**Aim**
Copy out all of the data below with no alterations.

**Supplied material**

'''

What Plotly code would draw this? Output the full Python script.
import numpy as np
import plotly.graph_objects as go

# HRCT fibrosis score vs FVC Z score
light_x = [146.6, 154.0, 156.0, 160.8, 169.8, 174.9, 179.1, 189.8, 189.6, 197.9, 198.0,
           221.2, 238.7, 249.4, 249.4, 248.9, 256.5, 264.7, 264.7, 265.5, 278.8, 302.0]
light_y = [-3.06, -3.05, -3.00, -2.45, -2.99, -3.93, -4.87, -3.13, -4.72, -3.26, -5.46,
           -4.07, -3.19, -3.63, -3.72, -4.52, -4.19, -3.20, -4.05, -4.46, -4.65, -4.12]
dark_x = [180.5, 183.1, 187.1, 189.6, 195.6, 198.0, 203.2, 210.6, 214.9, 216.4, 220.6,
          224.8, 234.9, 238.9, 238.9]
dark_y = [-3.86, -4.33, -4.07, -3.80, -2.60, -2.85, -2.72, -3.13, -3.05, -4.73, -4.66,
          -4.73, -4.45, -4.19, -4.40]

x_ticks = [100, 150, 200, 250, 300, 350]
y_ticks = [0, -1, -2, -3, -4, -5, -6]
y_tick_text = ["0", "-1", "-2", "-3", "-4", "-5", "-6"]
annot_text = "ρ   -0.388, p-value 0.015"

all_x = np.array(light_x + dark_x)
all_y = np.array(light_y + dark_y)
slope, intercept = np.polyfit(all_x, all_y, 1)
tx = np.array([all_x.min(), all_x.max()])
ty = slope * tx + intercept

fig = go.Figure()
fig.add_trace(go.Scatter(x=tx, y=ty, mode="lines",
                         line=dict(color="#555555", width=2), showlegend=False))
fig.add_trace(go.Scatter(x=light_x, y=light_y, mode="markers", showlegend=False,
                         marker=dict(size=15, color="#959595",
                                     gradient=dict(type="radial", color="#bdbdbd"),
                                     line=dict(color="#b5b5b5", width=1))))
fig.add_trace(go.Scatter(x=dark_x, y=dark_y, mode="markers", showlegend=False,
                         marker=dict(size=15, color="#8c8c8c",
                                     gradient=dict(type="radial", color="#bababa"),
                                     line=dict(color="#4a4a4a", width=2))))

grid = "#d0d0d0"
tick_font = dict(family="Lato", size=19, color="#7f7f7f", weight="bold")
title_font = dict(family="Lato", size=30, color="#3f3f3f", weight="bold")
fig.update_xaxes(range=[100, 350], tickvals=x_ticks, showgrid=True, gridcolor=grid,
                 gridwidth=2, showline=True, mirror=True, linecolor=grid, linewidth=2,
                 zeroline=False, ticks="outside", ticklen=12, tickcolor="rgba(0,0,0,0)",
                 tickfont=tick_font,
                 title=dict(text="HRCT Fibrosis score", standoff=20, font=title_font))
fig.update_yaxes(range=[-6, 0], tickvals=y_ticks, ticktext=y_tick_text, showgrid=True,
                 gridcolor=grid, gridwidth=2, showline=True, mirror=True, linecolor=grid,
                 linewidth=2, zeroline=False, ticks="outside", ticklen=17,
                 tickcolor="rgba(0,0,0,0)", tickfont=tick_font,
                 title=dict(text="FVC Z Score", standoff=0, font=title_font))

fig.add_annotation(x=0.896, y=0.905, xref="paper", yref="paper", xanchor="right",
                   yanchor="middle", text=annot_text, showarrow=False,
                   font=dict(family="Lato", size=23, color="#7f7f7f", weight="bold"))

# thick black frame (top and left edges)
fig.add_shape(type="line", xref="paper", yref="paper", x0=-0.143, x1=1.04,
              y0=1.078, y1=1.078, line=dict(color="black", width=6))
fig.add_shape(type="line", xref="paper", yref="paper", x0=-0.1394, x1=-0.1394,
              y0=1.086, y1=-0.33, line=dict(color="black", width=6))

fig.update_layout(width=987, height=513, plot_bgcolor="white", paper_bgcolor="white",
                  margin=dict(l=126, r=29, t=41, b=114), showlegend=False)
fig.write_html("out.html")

'''

**Solution to the exercise**
What Plotly code would draw this? Output the full Python script.
import numpy as np
import plotly.graph_objects as go

# HRCT fibrosis score vs FVC Z score
light_x = [146.6, 154.0, 156.0, 160.8, 169.8, 174.9, 179.1, 189.8, 189.6, 197.9, 198.0,
           221.2, 238.7, 249.4, 249.4, 248.9, 256.5, 264.7, 264.7, 265.5, 278.8, 302.0]
light_y = [-3.06, -3.05, -3.00, -2.45, -2.99, -3.93, -4.87, -3.13, -4.72, -3.26, -5.46,
           -4.07, -3.19, -3.63, -3.72, -4.52, -4.19, -3.20, -4.05, -4.46, -4.65, -4.12]
dark_x = [180.5, 183.1, 187.1, 189.6, 195.6, 198.0, 203.2, 210.6, 214.9, 216.4, 220.6,
          224.8, 234.9, 238.9, 238.9]
dark_y = [-3.86, -4.33, -4.07, -3.80, -2.60, -2.85, -2.72, -3.13, -3.05, -4.73, -4.66,
          -4.73, -4.45, -4.19, -4.40]

x_ticks = [100, 150, 200, 250, 300, 350]
y_ticks = [0, -1, -2, -3, -4, -5, -6]
y_tick_text = ["0", "-1", "-2", "-3", "-4", "-5", "-6"]
annot_text = "ρ   -0.388, p-value 0.015"

all_x = np.array(light_x + dark_x)
all_y = np.array(light_y + dark_y)
slope, intercept = np.polyfit(all_x, all_y, 1)
tx = np.array([all_x.min(), all_x.max()])
ty = slope * tx + intercept

fig = go.Figure()
fig.add_trace(go.Scatter(x=tx, y=ty, mode="lines",
                         line=dict(color="#555555", width=2), showlegend=False))
fig.add_trace(go.Scatter(x=light_x, y=light_y, mode="markers", showlegend=False,
                         marker=dict(size=15, color="#959595",
                                     gradient=dict(type="radial", color="#bdbdbd"),
                                     line=dict(color="#b5b5b5", width=1))))
fig.add_trace(go.Scatter(x=dark_x, y=dark_y, mode="markers", showlegend=False,
                         marker=dict(size=15, color="#8c8c8c",
                                     gradient=dict(type="radial", color="#bababa"),
                                     line=dict(color="#4a4a4a", width=2))))

grid = "#d0d0d0"
tick_font = dict(family="Lato", size=19, color="#7f7f7f", weight="bold")
title_font = dict(family="Lato", size=30, color="#3f3f3f", weight="bold")
fig.update_xaxes(range=[100, 350], tickvals=x_ticks, showgrid=True, gridcolor=grid,
                 gridwidth=2, showline=True, mirror=True, linecolor=grid, linewidth=2,
                 zeroline=False, ticks="outside", ticklen=12, tickcolor="rgba(0,0,0,0)",
                 tickfont=tick_font,
                 title=dict(text="HRCT Fibrosis score", standoff=20, font=title_font))
fig.update_yaxes(range=[-6, 0], tickvals=y_ticks, ticktext=y_tick_text, showgrid=True,
                 gridcolor=grid, gridwidth=2, showline=True, mirror=True, linecolor=grid,
                 linewidth=2, zeroline=False, ticks="outside", ticklen=17,
                 tickcolor="rgba(0,0,0,0)", tickfont=tick_font,
                 title=dict(text="FVC Z Score", standoff=0, font=title_font))

fig.add_annotation(x=0.896, y=0.905, xref="paper", yref="paper", xanchor="right",
                   yanchor="middle", text=annot_text, showarrow=False,
                   font=dict(family="Lato", size=23, color="#7f7f7f", weight="bold"))

# thick black frame (top and left edges)
fig.add_shape(type="line", xref="paper", yref="paper", x0=-0.143, x1=1.04,
              y0=1.078, y1=1.078, line=dict(color="black", width=6))
fig.add_shape(type="line", xref="paper", yref="paper", x0=-0.1394, x1=-0.1394,
              y0=1.086, y1=-0.33, line=dict(color="black", width=6))

fig.update_layout(width=987, height=513, plot_bgcolor="white", paper_bgcolor="white",
                  margin=dict(l=126, r=29, t=41, b=114), showlegend=False)
fig.write_html("out.html")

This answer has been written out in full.